I’d learned early in my career that my life as a journalist was a farce. Sure, I could go find the truth, but I’d never be allowed to publish it. Omnia Pictures was elbow-deep in every single media outlet in our colony. Just like their namesake implied, they literally owned them all. Any new companies that popped up were inevitably absorbed by the state-owned media giant.
I’d been in the industry long enough to know that my “research” was done just to find enough truth to make the lies believable. My real job was to write pro-colony pieces and keep the public of Nova Vita under control by feeding them what the big bosses wanted them to hear.
I hated my job. But I didn’t dare say that out loud, especially when I was so close to finding out the truth of what had happened to Julie. It had taken me years to get my bosses at Omnia Pictures to trust me so I’d get the juiciest pieces. That was the reason why I was here in this top-secret detention facility to begin with.
I was one hundred and ten percent sure that Julie had gone to the Kadrixans for the rut and not to Utopia. It didn’t matter to her that the Kadrixans looked like demons of old Earth; she was more frightened of the colony and the fact that no one ever came back from the Utopia Project.
The guard sighed. “They have it all wrong. We didn’t attack the Kadrixans at all.”
I put a hand on the guard’s forearm. “I know, and I’m here to clear it all up. People have to trust their media, or else things will go sideways. At Omnia Pictures, we understand that.”
I tried not to let the sour taste of the lies show; Omnia Pictures didn’t care about anything other than views and profit.
My shpiel worked because the guard said, “The doctor left for his office, but I’ll call him and see what I can do.”

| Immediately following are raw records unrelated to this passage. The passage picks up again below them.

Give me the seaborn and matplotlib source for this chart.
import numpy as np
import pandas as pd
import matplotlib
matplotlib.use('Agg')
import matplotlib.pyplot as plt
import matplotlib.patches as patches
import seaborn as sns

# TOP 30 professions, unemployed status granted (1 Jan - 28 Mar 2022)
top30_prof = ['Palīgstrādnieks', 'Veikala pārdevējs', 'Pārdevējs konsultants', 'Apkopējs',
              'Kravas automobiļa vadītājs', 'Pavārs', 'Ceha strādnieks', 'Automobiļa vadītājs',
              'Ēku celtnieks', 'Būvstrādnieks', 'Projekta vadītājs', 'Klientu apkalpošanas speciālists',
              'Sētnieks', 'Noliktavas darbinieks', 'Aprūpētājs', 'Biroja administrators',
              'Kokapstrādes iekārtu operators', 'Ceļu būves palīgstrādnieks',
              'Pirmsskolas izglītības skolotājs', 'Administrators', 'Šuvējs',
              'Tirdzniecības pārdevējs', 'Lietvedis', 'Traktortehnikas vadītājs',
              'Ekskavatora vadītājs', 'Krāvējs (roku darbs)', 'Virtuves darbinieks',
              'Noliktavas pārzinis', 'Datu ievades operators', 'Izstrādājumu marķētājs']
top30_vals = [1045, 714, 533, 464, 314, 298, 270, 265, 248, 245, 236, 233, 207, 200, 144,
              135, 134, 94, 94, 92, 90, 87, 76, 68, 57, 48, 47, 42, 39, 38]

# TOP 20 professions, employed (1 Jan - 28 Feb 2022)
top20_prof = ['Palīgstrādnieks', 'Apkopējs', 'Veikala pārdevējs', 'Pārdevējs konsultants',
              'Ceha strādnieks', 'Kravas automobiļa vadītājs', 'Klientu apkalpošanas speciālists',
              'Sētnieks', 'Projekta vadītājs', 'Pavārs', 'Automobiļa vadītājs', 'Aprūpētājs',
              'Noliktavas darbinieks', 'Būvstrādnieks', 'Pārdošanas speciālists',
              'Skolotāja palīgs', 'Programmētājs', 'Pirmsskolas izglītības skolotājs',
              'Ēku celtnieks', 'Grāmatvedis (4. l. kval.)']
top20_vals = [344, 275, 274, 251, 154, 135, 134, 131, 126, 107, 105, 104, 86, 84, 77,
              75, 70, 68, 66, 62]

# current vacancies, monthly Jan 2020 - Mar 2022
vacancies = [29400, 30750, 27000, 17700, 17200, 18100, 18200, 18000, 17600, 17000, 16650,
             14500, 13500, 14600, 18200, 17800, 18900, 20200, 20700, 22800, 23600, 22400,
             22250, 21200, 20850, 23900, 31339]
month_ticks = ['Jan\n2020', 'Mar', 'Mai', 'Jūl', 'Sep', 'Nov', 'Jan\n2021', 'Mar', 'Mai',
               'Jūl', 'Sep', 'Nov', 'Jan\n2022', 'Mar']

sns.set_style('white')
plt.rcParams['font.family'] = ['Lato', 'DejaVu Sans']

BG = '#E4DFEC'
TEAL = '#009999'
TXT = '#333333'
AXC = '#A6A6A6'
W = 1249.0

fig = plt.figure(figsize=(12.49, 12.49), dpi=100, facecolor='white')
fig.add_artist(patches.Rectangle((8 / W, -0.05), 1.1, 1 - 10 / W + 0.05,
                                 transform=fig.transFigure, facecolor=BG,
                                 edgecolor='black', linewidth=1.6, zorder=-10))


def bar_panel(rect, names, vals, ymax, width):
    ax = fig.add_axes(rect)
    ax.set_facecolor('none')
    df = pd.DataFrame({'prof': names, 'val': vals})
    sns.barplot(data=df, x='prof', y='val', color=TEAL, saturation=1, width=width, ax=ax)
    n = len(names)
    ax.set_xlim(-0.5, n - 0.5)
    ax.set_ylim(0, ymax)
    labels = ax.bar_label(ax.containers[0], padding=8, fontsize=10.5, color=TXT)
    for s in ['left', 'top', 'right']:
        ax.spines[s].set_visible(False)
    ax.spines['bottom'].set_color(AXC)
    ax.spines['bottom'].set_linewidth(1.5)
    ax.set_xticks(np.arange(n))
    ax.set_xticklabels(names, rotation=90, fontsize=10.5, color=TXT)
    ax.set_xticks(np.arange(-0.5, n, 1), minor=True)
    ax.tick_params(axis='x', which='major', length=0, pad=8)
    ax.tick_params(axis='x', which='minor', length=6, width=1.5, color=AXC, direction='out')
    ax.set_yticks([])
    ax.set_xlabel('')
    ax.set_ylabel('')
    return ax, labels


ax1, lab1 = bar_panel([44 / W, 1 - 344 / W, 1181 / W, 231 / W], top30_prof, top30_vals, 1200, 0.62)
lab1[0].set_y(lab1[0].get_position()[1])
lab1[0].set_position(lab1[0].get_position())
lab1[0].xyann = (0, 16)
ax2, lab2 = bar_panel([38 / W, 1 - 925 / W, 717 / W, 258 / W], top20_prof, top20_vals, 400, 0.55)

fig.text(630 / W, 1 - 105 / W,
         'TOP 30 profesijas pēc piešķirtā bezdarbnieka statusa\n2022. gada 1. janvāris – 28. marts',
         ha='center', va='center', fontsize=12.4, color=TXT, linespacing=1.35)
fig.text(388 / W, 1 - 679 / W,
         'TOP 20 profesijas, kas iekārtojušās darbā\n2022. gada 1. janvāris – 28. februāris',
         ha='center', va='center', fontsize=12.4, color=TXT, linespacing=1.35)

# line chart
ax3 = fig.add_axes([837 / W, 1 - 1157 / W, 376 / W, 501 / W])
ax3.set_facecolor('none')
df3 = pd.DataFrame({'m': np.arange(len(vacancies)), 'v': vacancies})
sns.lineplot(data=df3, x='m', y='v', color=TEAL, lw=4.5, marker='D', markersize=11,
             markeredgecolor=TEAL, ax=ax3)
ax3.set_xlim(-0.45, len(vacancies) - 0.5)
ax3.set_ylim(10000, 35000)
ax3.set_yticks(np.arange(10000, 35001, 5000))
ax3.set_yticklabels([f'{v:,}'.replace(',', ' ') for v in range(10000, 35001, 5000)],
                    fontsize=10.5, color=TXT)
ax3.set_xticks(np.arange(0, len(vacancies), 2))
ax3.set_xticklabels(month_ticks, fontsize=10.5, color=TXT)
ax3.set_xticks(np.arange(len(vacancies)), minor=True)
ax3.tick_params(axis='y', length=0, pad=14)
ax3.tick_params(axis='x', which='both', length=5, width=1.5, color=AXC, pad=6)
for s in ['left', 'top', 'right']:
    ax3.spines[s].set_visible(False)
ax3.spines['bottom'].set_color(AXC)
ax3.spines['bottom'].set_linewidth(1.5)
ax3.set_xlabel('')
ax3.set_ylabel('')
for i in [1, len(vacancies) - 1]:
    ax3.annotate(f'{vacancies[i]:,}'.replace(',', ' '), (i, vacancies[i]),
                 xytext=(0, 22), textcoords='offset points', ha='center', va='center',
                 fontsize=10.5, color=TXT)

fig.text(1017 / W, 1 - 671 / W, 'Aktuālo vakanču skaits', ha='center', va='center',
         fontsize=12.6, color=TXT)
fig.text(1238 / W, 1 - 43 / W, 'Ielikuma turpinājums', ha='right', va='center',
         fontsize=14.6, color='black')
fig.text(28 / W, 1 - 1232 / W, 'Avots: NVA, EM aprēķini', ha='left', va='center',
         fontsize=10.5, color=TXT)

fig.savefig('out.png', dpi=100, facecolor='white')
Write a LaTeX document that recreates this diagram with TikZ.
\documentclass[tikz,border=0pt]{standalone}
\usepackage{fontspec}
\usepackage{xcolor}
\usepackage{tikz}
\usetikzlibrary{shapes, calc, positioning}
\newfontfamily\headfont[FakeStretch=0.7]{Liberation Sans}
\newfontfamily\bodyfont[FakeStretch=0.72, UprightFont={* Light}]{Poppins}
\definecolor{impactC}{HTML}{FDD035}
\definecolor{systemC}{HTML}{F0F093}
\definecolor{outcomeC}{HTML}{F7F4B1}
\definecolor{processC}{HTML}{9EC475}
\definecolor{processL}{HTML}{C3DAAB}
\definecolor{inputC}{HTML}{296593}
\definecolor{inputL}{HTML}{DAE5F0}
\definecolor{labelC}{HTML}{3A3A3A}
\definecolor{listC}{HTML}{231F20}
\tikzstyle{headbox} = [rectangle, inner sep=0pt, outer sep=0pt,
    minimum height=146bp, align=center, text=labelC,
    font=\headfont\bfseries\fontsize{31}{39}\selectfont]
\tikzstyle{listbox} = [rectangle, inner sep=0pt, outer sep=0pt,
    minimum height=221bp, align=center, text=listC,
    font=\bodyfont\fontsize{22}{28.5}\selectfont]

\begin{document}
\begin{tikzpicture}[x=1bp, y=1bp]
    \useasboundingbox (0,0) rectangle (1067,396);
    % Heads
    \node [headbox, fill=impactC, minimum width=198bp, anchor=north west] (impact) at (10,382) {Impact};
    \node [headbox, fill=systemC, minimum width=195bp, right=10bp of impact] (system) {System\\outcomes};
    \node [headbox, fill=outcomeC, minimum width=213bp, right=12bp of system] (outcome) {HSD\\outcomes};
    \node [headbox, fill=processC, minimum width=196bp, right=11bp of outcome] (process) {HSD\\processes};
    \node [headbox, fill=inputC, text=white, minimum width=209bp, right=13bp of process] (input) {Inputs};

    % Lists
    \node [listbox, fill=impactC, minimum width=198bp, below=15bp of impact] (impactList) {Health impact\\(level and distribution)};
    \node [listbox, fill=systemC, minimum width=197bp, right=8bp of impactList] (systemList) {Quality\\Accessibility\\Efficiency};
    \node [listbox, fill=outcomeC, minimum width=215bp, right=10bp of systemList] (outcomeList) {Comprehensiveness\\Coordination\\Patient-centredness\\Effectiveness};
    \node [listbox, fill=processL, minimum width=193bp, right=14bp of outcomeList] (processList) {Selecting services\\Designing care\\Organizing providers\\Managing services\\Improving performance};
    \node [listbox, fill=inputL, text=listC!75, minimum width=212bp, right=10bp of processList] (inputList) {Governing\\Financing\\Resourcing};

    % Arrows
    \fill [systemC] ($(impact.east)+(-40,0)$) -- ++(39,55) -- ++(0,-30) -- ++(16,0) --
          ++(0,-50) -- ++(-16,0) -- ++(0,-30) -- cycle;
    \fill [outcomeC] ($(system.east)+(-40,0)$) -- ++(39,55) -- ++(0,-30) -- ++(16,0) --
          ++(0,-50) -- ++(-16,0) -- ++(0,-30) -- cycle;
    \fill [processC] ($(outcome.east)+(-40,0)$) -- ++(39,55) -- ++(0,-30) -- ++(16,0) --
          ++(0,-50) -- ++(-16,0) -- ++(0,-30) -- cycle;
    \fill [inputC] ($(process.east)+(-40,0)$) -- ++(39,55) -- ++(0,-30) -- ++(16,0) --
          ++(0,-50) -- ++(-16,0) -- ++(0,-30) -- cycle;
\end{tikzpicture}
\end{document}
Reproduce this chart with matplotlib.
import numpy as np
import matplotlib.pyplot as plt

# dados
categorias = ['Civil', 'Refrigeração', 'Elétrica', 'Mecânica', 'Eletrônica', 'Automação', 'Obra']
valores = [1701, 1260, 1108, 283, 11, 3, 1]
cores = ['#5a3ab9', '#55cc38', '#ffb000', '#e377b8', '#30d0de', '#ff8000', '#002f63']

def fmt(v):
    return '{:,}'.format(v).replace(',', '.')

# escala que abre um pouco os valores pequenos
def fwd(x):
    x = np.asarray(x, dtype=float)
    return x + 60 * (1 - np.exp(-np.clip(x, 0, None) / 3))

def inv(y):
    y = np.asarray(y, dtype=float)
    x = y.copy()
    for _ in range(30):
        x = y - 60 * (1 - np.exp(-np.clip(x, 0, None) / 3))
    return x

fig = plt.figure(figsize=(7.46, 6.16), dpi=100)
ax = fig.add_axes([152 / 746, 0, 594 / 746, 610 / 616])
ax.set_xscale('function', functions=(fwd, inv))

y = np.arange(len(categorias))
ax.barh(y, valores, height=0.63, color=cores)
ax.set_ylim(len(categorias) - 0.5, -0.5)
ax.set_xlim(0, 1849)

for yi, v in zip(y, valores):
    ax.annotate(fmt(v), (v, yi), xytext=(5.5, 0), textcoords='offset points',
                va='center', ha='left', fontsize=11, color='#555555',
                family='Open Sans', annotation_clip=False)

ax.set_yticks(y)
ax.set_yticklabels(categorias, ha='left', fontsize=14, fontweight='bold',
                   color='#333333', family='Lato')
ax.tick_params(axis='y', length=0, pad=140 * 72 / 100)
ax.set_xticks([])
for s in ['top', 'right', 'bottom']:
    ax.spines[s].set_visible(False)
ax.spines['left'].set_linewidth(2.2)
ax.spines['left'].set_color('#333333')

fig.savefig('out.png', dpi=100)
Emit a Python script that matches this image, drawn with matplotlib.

I pulled the chair that was leaning against the side of the Kadrixan’s small cell to the red line, but instead sitting on it, I sat down on the ground to get a better look at his face, wanting to study him as the guard made the call just outside the door. As my eyes traveled from his chest to his head, I noticed his lashes flutter. With his head bowed, it hadn’t been obvious, but from my lowered position, it was.
The demon warrior wasn’t passed out at all. He was awake and alert. And he had his eyes on me.